Wayne Thiebaud: I have no idea. I think maybe there can be issues where examples can be shown of... maybe how to work, how to think, how to criticize, and the challenge of not doing something which is known, but something which is unknown. I think creativity is a very mysterious idea. But if you are interested in creativity, then I think the fundamentals of learning and criticizing are essential.
Some people think it's the ability to quiet the critic within us that enables us to be creative or to let go, but you're saying that the critic also has to be engaged in a way. Isn't that a difficult paradox?

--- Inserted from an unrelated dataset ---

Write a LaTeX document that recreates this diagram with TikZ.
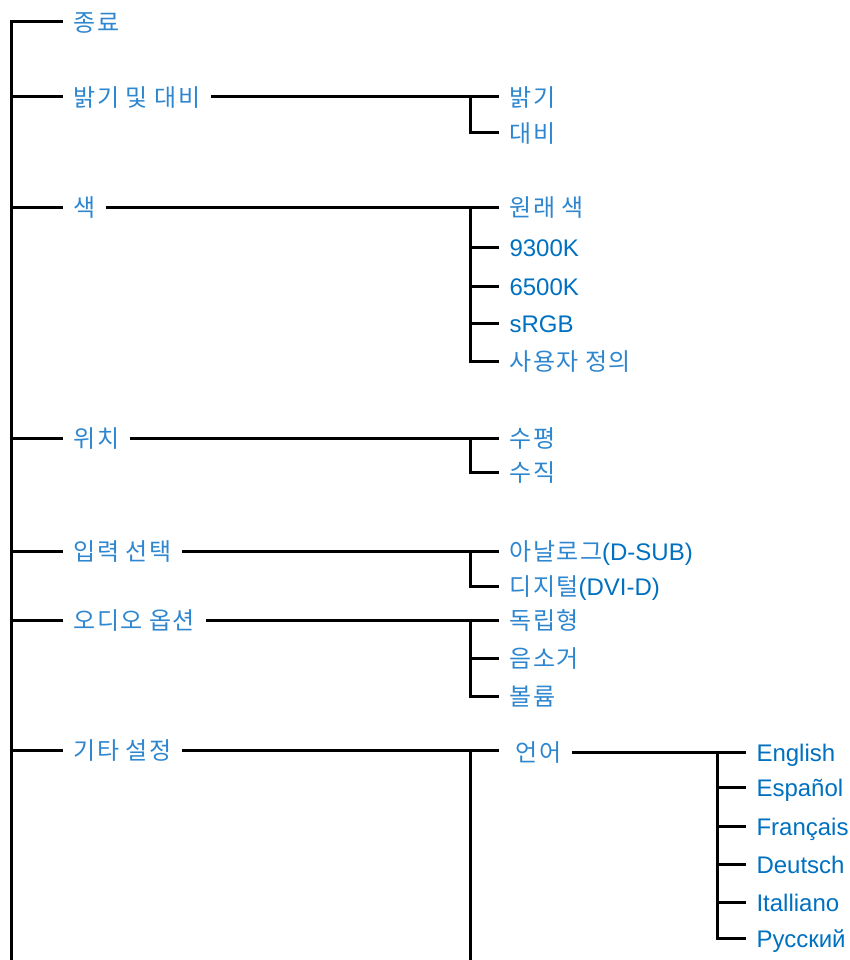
\documentclass[tikz,border=0pt]{standalone}
\usepackage{fontspec}
\setmainfont{Liberation Sans}
\newfontfamily\krfont[LetterSpace=6]{Noto Sans CJK KR}
\usepackage{xcolor}
\usepackage{tikz}
\usetikzlibrary{positioning}
\definecolor{enblue}{HTML}{0070C0}
\definecolor{krblue}{HTML}{2E86CF}
\newcommand{\hangul}[1]{{\krfont\color{krblue}#1}}

\begin{document}
\begin{tikzpicture}
	[x=1pt,y=-1pt,line width=3pt,
	item/.style={anchor=west,inner xsep=9pt,inner ysep=0pt,text height=22pt,text depth=3pt,
		font=\fontsize{24}{26}\selectfont,text=enblue}]
	\useasboundingbox (0,0) rectangle (850,960);
	% main menu
	\coordinate (root) at (11,22);
	\coordinate (rootend) at (11,960);
	\node [item] (quit) at (63,22) {\hangul{종료}};
	\node [item] (bright) at (63,97) {\hangul{밝기 및 대비}};
	\node [item] (color) at (63,207) {\hangul{색}};
	\node [item] (pos) at (63,438) {\hangul{위치}};
	\node [item] (input) at (63,551) {\hangul{입력 선택}};
	\node [item] (audio) at (63,620) {\hangul{오디오 옵션}};
	\node [item] (setup) at (63,750) {\hangul{기타 설정}};
	\draw (quit.west) -- (root) -- (rootend);
	\draw (root |- bright.west) -- (bright.west);
	\draw (root |- color.west) -- (color.west);
	\draw (root |- pos.west) -- (pos.west);
	\draw (root |- input.west) -- (input.west);
	\draw (root |- audio.west) -- (audio.west);
	\draw (root |- setup.west) -- (setup.west);
	% sub menus
	\coordinate (t1) at (470,0);
	\node [item] (bri) at (499,97) {\hangul{밝기}};
	\node [item] (con) at (499,133) {\hangul{대비}};
	\draw (bright) -- (bri);
	\draw (t1 |- bri.west) -- (t1 |- con.west) -- (con.west);
	\node [item] (orig) at (499,207) {\hangul{원래 색}};
	\node [item] (k93) at (499,247) {9300K};
	\node [item] (k65) at (499,286) {6500K};
	\node [item] (srgb) at (499,323) {sRGB};
	\node [item] (user) at (499,361) {\hangul{사용자 정의}};
	\draw (color) -- (orig);
	\draw (t1 |- orig.west) -- (t1 |- user.west) -- (user.west);
	\draw (t1 |- k93.west) -- (k93.west);
	\draw (t1 |- k65.west) -- (k65.west);
	\draw (t1 |- srgb.west) -- (srgb.west);
	\node [item] (hor) at (499,438) {\hangul{수평}};
	\node [item] (ver) at (499,472) {\hangul{수직}};
	\draw (pos) -- (hor);
	\draw (t1 |- hor.west) -- (t1 |- ver.west) -- (ver.west);
	\node [item] (dsub) at (499,551) {\hangul{아날로그}(D-SUB)};
	\node [item] (dvi) at (499,586) {\hangul{디지털}(DVI-D)};
	\draw (input) -- (dsub);
	\draw (t1 |- dsub.west) -- (t1 |- dvi.west) -- (dvi.west);
	\node [item] (indep) at (499,620) {\hangul{독립형}};
	\node [item] (mute) at (499,658) {\hangul{음소거}};
	\node [item] (vol) at (499,696) {\hangul{볼륨}};
	\draw (audio) -- (indep);
	\draw (t1 |- indep.west) -- (t1 |- vol.west) -- (vol.west);
	\draw (t1 |- mute.west) -- (mute.west);
	\node [item] (lang) at (505,752) {\hangul{언어}};
	\coordinate (setend) at (499,750);
	\coordinate (t1end) at (470,960);
	\draw (setup.east) -- (setend);
	\draw (t1 |- setend) -- (t1end);
	% languages
	\coordinate (t2) at (717,0);
	\node [item] (en) at (746,752) {English};
	\node [item] (es) at (746,787) {Español};
	\node [item] (fr) at (746,826) {Français};
	\node [item] (de) at (746,864) {Deutsch};
	\node [item] (it) at (746,902) {Italliano};
	\node [item] (ru) at (746,938) {Русский};
	\draw (lang) -- (en);
	\draw (t2 |- en.west) -- (t2 |- ru.west) -- (ru.west);
	\draw (t2 |- es.west) -- (es.west);
	\draw (t2 |- fr.west) -- (fr.west);
	\draw (t2 |- de.west) -- (de.west);
	\draw (t2 |- it.west) -- (it.west);
\end{tikzpicture}
\end{document}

If you're engaged, as you say, you're working, theoretically, so hard that you're willing to make mistakes, and you know that doing something once is never enough. As Degas says, "If you start drawing, be sure you draw it ten times." Correct it over and over again -- even a hundred times -- to get to that ballet slipper fitting on the shoe properly. In that instance, I think you don't think of creativity so much, because what you're doing is creating all the time. Some of it not very good, but it's a creation nonetheless, and the nerve of failure I think is paramount. Learning by mistakes. Modifying, reconstituting, reorganizing, over and over again.
You've been known to go back to paintings that you've finished and rework them.
Wayne Thiebaud: Almost always. A miracle occurs often, when something happens and you almost feel you had nothing to do with it. It's just suddenly there.
Wayne Thiebaud: I'm one sort of against mysteriousness about painting. But it's there somewhere. But when you think about it, painting itself is a kind of miracle, because what you're doing is reducing a three-dimensional world of living, active organized chaos into this little, flat, unmoving, quiet, flat thing, which has to, in some ways, be able to speak to you.
Interviewer: So in a way you can never perfectly reach that?
Wayne Thiebaud: I don't think so. I don't think perfection is a very interesting thing, because we are all imperfect. And that's quite wonderful, because it's what we call human.
Your own paintings are now worth millions. How does that feel?
Wayne Thiebaud: Puzzling and curiously unreal. Something which you never ever would think of it ever occurring. Dangerous, in a sense of over-celebration. Unreal, in terms of value structure. Obviously it's going to change, if we look carefully. If we're interested at all, that kind of interest goes up and down, like the stock market, sometimes to disastrous results, in many instances. So I think it's a fascinating phenomenon. Interesting, but very puzzling and very temporary, I think.
You've said that no painter is ever satisfied completely with a work of art, and that it's the next painting that attracts his or her attention.
Wayne Thiebaud: I think so, yes. I think any painters that I admire and am interested in -- which occupy positions of achievements in a consensus way -- most of them are kind of always hanging on by their fingertips, hoping that the next painting will be better, where they can finally get that vision that they have in their mind.
Is that part of creativity in a way, the striving to get there the next time?
Wayne Thiebaud: I think it's the quest and the challenge that keeps you going. When you get to a point of where you can do something, somehow, that you feel you can do, and you anticipate the end result, it's no longer very interesting. You've got to, I think, risk making a terrible painting, or a terrible idea, and see what you can do with it. And it's often disastrous. I mean, if you can get one painting out of 12 or 15, that's a very high batting average, and you better look to yourself to be a little bit more... editing. And you see, one of the problems with painters is we don't have editors like you do. We know and you know how important editors are, and have been. So we then have to, I think, really move to critical confrontation, in order to somehow, hopefully ensure that you're not degrading your work, being repetitive, becoming a kind of art world employee where you're expected to make these light manufacturing products. I think that's a kind of death.